## Task data
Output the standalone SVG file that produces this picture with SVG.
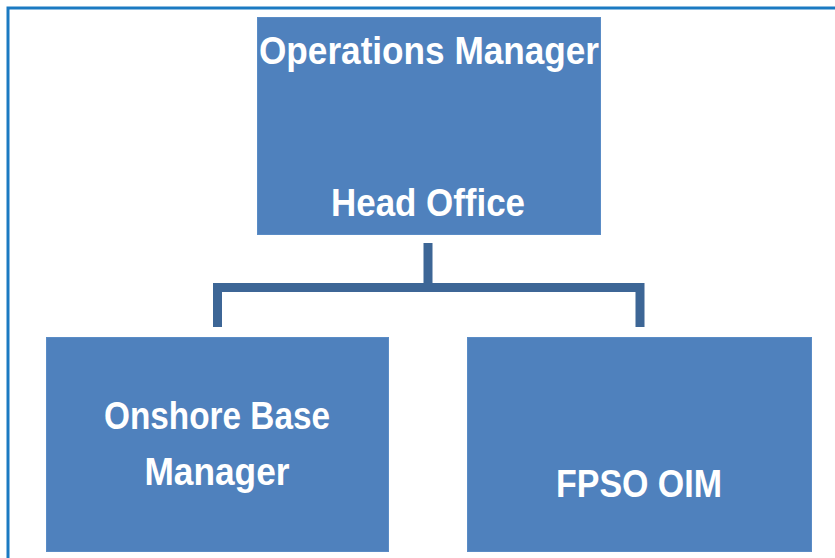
<svg xmlns="http://www.w3.org/2000/svg" width="835" height="558" viewBox="0 0 835 558">
<style>
.box{fill:#4f81bd;stroke:#5a8cc6;stroke-width:1}
.lbl{font-family:"Liberation Sans",Arial,sans-serif;font-weight:bold;fill:#ffffff;text-anchor:middle;font-size:38px}
.conn{fill:none;stroke:#3d6696;stroke-width:9;stroke-linejoin:miter}
</style>
<rect x="0" y="0" width="835" height="558" fill="#ffffff"/>
<rect x="8" y="8" width="840" height="560" fill="none" stroke="#1b7ac2" stroke-width="3"/>
<g id="connectors">
<path class="conn" d="M428,243 V287.5 M217.5,327 V287.5 H640 V327"/>
</g>
<g id="ops-manager">
<rect class="box" x="257.5" y="17.5" width="343" height="217"/>
<text class="lbl" x="429" y="64" textLength="340" lengthAdjust="spacingAndGlyphs">Operations Manager</text>
<text class="lbl" x="428" y="216" textLength="194" lengthAdjust="spacingAndGlyphs">Head Office</text>
</g>
<g id="onshore-base-manager">
<rect class="box" x="46.5" y="337.5" width="342" height="214"/>
<text class="lbl" x="217" y="429" textLength="226" lengthAdjust="spacingAndGlyphs">Onshore Base</text>
<text class="lbl" x="217" y="485" textLength="145" lengthAdjust="spacingAndGlyphs">Manager</text>
</g>
<g id="fpso-oim">
<rect class="box" x="467.5" y="337.5" width="344" height="214"/>
<text class="lbl" x="639" y="497" textLength="166" lengthAdjust="spacingAndGlyphs">FPSO OIM</text>
</g>
</svg>
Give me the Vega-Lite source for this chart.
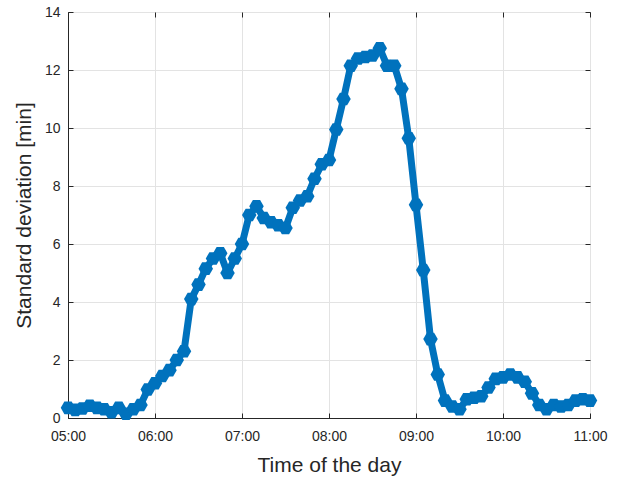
{
  "$schema": "https://vega.github.io/schema/vega-lite/v6.json",
  "width": 522,
  "height": 406,
  "autosize": {"type": "none"},
  "padding": {"left": 68, "top": 12, "right": 31, "bottom": 59},
  "background": "white",
  "config": {
    "view": {"stroke": "#262626", "strokeWidth": 1},
    "axis": {
      "domainColor": "#262626",
      "tickColor": "#262626",
      "gridColor": "#e3e3e3",
      "gridWidth": 1,
      "labelColor": "#262626",
      "titleColor": "#262626",
      "labelFont": "Liberation Sans",
      "titleFont": "Liberation Sans",
      "labelFontSize": 14,
      "titleFontSize": 21,
      "titleFontWeight": "normal",
      "tickSize": -5
    }
  },
  "data": {
    "values": [
      {"time": "05:00", "sd": 0.35},
      {"time": "05:05", "sd": 0.28},
      {"time": "05:10", "sd": 0.33},
      {"time": "05:15", "sd": 0.42},
      {"time": "05:20", "sd": 0.35},
      {"time": "05:25", "sd": 0.3},
      {"time": "05:30", "sd": 0.2},
      {"time": "05:35", "sd": 0.35},
      {"time": "05:40", "sd": 0.15},
      {"time": "05:45", "sd": 0.3},
      {"time": "05:50", "sd": 0.45},
      {"time": "05:55", "sd": 0.98},
      {"time": "06:00", "sd": 1.2},
      {"time": "06:05", "sd": 1.45},
      {"time": "06:10", "sd": 1.65},
      {"time": "06:15", "sd": 2.0},
      {"time": "06:20", "sd": 2.3},
      {"time": "06:25", "sd": 4.1},
      {"time": "06:30", "sd": 4.6},
      {"time": "06:35", "sd": 5.15},
      {"time": "06:40", "sd": 5.5},
      {"time": "06:45", "sd": 5.68},
      {"time": "06:50", "sd": 5.0},
      {"time": "06:55", "sd": 5.5},
      {"time": "07:00", "sd": 6.0},
      {"time": "07:05", "sd": 7.0},
      {"time": "07:10", "sd": 7.3},
      {"time": "07:15", "sd": 6.9},
      {"time": "07:20", "sd": 6.75},
      {"time": "07:25", "sd": 6.65},
      {"time": "07:30", "sd": 6.55},
      {"time": "07:35", "sd": 7.25},
      {"time": "07:40", "sd": 7.5},
      {"time": "07:45", "sd": 7.65},
      {"time": "07:50", "sd": 8.25},
      {"time": "07:55", "sd": 8.75},
      {"time": "08:00", "sd": 8.9},
      {"time": "08:05", "sd": 9.95},
      {"time": "08:10", "sd": 11.0},
      {"time": "08:15", "sd": 12.15},
      {"time": "08:20", "sd": 12.4},
      {"time": "08:25", "sd": 12.45},
      {"time": "08:30", "sd": 12.5},
      {"time": "08:35", "sd": 12.75},
      {"time": "08:40", "sd": 12.15},
      {"time": "08:45", "sd": 12.15},
      {"time": "08:50", "sd": 11.35},
      {"time": "08:55", "sd": 9.65},
      {"time": "09:00", "sd": 7.35},
      {"time": "09:05", "sd": 5.1},
      {"time": "09:10", "sd": 2.72},
      {"time": "09:15", "sd": 1.5},
      {"time": "09:20", "sd": 0.6},
      {"time": "09:25", "sd": 0.4},
      {"time": "09:30", "sd": 0.3},
      {"time": "09:35", "sd": 0.65},
      {"time": "09:40", "sd": 0.7},
      {"time": "09:45", "sd": 0.75},
      {"time": "09:50", "sd": 1.05},
      {"time": "09:55", "sd": 1.35},
      {"time": "10:00", "sd": 1.4},
      {"time": "10:05", "sd": 1.5},
      {"time": "10:10", "sd": 1.4},
      {"time": "10:15", "sd": 1.25},
      {"time": "10:20", "sd": 0.85},
      {"time": "10:25", "sd": 0.45},
      {"time": "10:30", "sd": 0.3},
      {"time": "10:35", "sd": 0.45},
      {"time": "10:40", "sd": 0.4},
      {"time": "10:45", "sd": 0.45},
      {"time": "10:50", "sd": 0.6},
      {"time": "10:55", "sd": 0.65},
      {"time": "11:00", "sd": 0.6}
    ],
    "format": {"parse": {"time": "date:'%H:%M'"}}
  },
  "encoding": {
    "x": {
      "field": "time",
      "type": "temporal",
      "scale": {
        "domain": [
          {"year": 1900, "month": 1, "date": 1, "hours": 5},
          {"year": 1900, "month": 1, "date": 1, "hours": 11}
        ]
      }
    },
    "y": {
      "field": "sd",
      "type": "quantitative",
      "scale": {"domain": [0, 14], "nice": false}
    }
  },
  "layer": [
    {
      "mark": {"type": "line", "color": "#0072BD", "strokeWidth": 7, "strokeJoin": "round", "strokeCap": "round"},
      "encoding": {
        "x": {
          "field": "time",
          "type": "temporal",
          "axis": {
            "title": "Time of the day",
            "format": "%H:%M",
            "values": [
              {"year": 1900, "month": 1, "date": 1, "hours": 5},
              {"year": 1900, "month": 1, "date": 1, "hours": 6},
              {"year": 1900, "month": 1, "date": 1, "hours": 7},
              {"year": 1900, "month": 1, "date": 1, "hours": 8},
              {"year": 1900, "month": 1, "date": 1, "hours": 9},
              {"year": 1900, "month": 1, "date": 1, "hours": 10},
              {"year": 1900, "month": 1, "date": 1, "hours": 11}
            ],
            "labelPadding": 16,
            "titlePadding": 11,
            "labelFlush": false
          }
        },
        "y": {
          "field": "sd",
          "type": "quantitative",
          "axis": {
            "title": "Standard deviation [min]",
            "values": [0, 2, 4, 6, 8, 10, 12, 14],
            "labelPadding": 13,
            "titlePadding": 10
          }
        }
      }
    },
    {
      "mark": {
        "type": "point",
        "filled": true,
        "opacity": 1,
        "color": "#0072BD",
        "size": 210,
        "shape": "M -1 0 L -0.5 -0.866 L 0.5 -0.866 L 1 0 L 0.5 0.866 L -0.5 0.866 Z"
      },
      "encoding": {
        "x": {
          "field": "time",
          "type": "temporal",
          "axis": {
            "orient": "top",
            "labels": false,
            "title": null,
            "grid": false,
            "domain": false,
            "values": [
              {"year": 1900, "month": 1, "date": 1, "hours": 5},
              {"year": 1900, "month": 1, "date": 1, "hours": 6},
              {"year": 1900, "month": 1, "date": 1, "hours": 7},
              {"year": 1900, "month": 1, "date": 1, "hours": 8},
              {"year": 1900, "month": 1, "date": 1, "hours": 9},
              {"year": 1900, "month": 1, "date": 1, "hours": 10},
              {"year": 1900, "month": 1, "date": 1, "hours": 11}
            ]
          }
        },
        "y": {
          "field": "sd",
          "type": "quantitative",
          "axis": {
            "orient": "right",
            "labels": false,
            "title": null,
            "grid": false,
            "domain": false,
            "values": [0, 2, 4, 6, 8, 10, 12, 14]
          }
        }
      }
    }
  ],
  "resolve": {"axis": {"x": "independent", "y": "independent"}}
}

## The task
Which lines hold the word "this"? Copy every one of them.

## The reply
Output the standalone SVG file that produces this picture with SVG.
Give me the Vega-Lite source for this chart.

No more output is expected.